CARMÉNÈRE 2017 LANGUEDOC, FRANCE

Carménère almost didn't make it. The root eating aphid Phylloxera was responsible for the Great French Wine Blight of 1867 wiping out the majority of vines in France. Bordeaux, the only known home to the grape Carménère, was all but completely decimated. This spicy grape was thought to be extinct for over 100 years until 1994 when it rediscovered in Chile where is was mistaken for Merlot plantings. Chile continues to produce the majority of Carménère but the grape has since its rediscovery, slowly been reintroduced to France and even shown up in some traditional Bordeaux blends. Domaine de Mus has planted Carménère on their ancient estate in the Languedoc region of Southern France and offers a bright, highly drinkable new perspective on this historic grape.

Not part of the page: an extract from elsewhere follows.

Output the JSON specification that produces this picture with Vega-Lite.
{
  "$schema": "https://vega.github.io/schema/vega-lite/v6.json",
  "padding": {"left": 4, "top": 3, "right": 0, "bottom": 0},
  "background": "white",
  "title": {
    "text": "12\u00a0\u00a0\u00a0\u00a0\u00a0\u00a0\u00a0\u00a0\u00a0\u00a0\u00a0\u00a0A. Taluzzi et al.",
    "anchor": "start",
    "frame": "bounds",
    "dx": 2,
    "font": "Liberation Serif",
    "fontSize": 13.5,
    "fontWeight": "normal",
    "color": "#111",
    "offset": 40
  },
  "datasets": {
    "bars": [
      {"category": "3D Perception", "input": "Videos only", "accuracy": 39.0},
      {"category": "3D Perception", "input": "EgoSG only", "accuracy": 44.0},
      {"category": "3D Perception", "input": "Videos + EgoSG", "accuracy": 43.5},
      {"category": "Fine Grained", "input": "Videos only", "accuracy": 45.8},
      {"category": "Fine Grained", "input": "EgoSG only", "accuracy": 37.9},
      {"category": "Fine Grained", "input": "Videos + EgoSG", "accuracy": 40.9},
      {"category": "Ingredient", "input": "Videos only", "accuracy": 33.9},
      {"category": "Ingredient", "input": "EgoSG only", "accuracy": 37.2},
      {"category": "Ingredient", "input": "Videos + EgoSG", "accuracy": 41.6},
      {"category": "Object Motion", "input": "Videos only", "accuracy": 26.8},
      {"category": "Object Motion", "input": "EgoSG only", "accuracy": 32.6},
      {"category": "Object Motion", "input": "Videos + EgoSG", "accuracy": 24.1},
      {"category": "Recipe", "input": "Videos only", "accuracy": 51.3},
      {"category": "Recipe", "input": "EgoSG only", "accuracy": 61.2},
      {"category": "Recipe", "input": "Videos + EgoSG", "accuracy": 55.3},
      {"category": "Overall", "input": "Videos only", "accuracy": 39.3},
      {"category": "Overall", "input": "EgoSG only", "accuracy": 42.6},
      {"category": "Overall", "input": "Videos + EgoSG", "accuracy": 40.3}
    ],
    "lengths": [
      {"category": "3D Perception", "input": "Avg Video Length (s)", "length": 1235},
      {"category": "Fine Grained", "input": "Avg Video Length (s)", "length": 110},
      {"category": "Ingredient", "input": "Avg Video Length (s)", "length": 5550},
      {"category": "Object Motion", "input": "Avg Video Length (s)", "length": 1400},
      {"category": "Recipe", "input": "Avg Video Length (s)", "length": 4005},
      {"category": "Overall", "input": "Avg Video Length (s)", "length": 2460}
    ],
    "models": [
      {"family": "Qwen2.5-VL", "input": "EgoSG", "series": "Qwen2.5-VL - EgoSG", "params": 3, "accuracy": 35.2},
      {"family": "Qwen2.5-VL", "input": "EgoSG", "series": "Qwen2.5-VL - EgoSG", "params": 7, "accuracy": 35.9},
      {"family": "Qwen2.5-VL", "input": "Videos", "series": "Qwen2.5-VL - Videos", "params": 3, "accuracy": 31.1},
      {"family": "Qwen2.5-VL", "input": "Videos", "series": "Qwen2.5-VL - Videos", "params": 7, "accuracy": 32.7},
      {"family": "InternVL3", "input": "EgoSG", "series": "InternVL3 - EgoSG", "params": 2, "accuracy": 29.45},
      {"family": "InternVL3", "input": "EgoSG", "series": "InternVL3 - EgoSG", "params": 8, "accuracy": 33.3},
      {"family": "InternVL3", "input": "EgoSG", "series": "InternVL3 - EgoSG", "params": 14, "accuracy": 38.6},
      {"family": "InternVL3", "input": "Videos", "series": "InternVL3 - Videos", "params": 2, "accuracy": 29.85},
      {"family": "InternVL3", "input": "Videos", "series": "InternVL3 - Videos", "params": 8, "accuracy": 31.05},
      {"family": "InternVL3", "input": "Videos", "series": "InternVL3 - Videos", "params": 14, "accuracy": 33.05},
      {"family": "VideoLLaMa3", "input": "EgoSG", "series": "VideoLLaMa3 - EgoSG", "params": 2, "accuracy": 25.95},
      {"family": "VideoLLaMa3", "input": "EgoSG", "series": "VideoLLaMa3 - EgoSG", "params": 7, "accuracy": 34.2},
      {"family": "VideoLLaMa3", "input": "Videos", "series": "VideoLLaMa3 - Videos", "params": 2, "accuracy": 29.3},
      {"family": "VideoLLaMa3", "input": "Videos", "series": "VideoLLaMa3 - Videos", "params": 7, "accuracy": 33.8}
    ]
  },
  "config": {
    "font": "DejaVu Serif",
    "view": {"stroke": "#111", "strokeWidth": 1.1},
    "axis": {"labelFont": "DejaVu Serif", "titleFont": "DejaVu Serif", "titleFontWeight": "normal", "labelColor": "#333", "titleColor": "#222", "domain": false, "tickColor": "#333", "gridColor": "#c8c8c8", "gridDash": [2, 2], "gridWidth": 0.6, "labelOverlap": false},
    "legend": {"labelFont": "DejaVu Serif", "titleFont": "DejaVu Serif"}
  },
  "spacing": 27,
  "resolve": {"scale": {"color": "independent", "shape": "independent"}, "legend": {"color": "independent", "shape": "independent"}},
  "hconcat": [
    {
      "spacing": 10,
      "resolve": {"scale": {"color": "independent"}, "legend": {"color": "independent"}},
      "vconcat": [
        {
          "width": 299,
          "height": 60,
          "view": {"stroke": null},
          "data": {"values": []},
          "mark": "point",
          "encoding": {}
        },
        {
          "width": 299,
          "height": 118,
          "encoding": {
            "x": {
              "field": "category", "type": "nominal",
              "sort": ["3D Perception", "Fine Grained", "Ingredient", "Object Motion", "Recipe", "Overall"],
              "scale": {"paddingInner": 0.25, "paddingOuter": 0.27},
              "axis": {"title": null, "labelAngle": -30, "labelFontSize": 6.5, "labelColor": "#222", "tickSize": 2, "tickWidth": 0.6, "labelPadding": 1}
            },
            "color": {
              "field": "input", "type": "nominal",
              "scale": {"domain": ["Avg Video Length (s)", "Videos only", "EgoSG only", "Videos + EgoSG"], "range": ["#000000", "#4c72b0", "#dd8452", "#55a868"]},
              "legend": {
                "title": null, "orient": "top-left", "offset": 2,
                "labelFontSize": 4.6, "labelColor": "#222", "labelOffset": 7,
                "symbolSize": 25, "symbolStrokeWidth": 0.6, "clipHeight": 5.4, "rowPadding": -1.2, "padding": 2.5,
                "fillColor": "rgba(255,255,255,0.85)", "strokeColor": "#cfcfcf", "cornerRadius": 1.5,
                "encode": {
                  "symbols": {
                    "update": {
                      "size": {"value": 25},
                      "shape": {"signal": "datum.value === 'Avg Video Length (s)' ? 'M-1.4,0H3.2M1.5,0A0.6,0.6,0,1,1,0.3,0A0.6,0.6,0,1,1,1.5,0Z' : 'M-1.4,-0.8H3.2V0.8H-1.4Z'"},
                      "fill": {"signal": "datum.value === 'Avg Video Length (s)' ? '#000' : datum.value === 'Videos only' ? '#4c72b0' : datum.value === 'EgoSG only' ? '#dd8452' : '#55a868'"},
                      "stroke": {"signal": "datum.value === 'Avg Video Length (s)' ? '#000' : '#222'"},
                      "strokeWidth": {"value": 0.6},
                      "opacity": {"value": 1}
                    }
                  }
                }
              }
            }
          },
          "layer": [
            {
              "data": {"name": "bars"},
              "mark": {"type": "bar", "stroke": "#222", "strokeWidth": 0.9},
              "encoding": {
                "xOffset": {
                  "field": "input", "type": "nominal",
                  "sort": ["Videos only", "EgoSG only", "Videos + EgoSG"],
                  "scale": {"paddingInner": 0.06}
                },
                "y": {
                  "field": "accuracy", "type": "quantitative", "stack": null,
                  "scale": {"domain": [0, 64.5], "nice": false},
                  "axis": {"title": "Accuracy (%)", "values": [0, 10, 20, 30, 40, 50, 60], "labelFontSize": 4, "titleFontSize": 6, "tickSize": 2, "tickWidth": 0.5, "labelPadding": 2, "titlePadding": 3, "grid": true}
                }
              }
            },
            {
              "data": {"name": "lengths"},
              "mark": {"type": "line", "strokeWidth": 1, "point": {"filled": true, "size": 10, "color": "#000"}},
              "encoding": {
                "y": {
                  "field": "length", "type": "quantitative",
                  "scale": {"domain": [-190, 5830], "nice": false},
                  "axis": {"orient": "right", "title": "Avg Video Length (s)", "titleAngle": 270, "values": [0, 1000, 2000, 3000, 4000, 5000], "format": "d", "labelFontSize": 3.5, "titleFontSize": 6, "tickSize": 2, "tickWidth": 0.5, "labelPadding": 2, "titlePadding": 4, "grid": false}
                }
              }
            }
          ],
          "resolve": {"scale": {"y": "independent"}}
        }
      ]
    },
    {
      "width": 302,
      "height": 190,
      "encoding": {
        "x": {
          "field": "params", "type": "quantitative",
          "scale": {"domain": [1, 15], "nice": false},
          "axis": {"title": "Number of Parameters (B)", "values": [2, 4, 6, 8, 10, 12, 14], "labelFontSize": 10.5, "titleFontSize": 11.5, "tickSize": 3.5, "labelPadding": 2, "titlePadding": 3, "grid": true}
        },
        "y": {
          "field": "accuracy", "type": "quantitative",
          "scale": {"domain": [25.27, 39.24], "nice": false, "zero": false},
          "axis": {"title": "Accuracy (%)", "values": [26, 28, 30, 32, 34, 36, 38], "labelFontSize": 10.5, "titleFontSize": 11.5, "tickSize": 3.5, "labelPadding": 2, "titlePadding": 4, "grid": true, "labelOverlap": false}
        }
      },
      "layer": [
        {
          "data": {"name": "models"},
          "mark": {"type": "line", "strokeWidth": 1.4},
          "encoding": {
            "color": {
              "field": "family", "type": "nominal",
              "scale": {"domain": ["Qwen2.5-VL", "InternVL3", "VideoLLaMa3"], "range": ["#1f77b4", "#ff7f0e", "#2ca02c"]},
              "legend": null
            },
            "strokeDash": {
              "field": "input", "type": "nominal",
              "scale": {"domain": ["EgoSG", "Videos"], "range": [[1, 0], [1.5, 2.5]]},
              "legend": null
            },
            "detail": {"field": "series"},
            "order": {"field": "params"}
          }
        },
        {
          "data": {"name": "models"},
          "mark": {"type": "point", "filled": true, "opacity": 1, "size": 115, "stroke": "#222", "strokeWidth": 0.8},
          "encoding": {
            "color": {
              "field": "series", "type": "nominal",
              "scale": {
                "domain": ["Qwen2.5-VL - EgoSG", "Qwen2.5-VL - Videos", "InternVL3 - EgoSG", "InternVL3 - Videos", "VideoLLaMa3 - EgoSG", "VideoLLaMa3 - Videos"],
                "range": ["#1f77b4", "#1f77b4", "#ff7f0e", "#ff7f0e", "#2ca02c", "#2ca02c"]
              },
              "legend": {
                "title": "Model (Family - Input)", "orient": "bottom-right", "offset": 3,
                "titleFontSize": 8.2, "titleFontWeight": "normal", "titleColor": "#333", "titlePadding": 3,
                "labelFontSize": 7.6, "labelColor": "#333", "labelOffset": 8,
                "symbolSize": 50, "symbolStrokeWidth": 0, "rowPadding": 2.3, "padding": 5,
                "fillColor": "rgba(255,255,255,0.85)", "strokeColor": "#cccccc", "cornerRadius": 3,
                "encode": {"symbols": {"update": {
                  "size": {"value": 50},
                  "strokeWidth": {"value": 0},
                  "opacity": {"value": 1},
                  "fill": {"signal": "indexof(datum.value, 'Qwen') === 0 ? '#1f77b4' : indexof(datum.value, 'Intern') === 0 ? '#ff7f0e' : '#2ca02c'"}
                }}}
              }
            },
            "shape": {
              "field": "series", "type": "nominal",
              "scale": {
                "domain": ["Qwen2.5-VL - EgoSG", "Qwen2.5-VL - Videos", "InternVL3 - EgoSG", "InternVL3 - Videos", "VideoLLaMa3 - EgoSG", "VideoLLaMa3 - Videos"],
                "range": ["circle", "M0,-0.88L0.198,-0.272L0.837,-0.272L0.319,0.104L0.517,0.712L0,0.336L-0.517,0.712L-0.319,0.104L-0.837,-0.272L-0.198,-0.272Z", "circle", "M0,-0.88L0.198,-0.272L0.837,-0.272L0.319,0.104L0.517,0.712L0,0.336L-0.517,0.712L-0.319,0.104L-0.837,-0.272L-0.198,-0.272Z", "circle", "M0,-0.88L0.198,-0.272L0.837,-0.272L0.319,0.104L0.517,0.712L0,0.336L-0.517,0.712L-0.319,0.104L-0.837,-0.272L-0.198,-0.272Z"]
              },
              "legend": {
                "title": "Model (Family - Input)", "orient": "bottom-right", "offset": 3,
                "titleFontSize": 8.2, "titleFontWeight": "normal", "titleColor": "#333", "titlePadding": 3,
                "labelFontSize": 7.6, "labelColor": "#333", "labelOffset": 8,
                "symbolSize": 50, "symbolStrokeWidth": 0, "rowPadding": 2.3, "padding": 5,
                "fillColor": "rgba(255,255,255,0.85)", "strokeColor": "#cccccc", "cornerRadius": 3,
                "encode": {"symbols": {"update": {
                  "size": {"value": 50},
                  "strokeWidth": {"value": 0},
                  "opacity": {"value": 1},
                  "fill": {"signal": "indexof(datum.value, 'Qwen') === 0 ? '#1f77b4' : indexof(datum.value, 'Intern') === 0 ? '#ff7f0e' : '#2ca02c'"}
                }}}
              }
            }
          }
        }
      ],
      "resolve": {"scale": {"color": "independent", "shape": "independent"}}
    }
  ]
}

Aromas of rose, violet, Balsamic, leather, green peppercorn, cherry pipe tobacco, nutmeg, eucalyptus, and rosemary lead to a velvety, medium bodied palate. Silky and spicy with lots of black pepper, crushed black cherries, Portobello mushrooms, bakers chocolate, cured meat, and herbs de Provence.

PAIRINGS:

Smoked or grilled meats, Korean BBQ, Cuban-style Roast Pork, Lamb with Mint, Stuffed Peppers, Lentils.